N Race is another system the Ioniq 5 N will use to keep its battery cool on the track, with the driver being able to choose from “Sprint” or “Endurance” modes. Sprint provides full power on demand for the driver, while Endurance maximises range by limiting power spikes.
We don’t yet know how much power the model will produce, nor the size of the battery. However, reports suggest it could produce more than the Kia EV9 GT’s 430kW output. The battery on the other hand is said to feature around an 80kWh capacity.
A unique regenerative braking system has been developed for the hot hatch, providing up to 0.6 G of decelerative force without touching the brake pedal. When you do however jump on the brakes, a set of 400mm discs will be clamped tight.
Visually, nothing looks as if it has changed since we last saw the Ioniq 5 N drifting on a frozen lake, but we were however treated with more samples of the EV’s simulated exhaust note and fake gear changes.
Three sound themes can be played through the EV’s 10-speaker audio system, including Ignition, Evolution, and Supersonic. Ignition plays simulates the 2.0 turbo engine of ICE N cars while Evolution plays a similar note to the N 2025 Vision Gran Turismo Concept and RN22e. Supersonic on the other hand plays the sound of a jet engine.

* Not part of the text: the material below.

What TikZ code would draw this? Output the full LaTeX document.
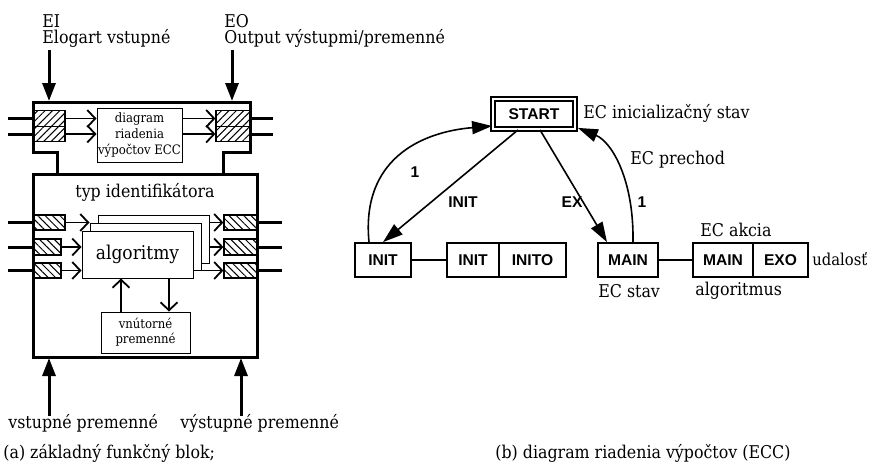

Drivers will be able to feel a jolt when they pull on the steering wheel-mounted shift paddles, as the car’s N e-Shift feature simulates the feeling of an 8-speed dual-clutch transmission.
Now is a good time to mark your calendar as the Ioniq 5 N will be revealed in full at the Goodwood Festival of Speed between 13 to 16 July 2023.
The car has completed 10,000km of testing on the Nürburgring so far and will undergo another 10,000km before it reaches production.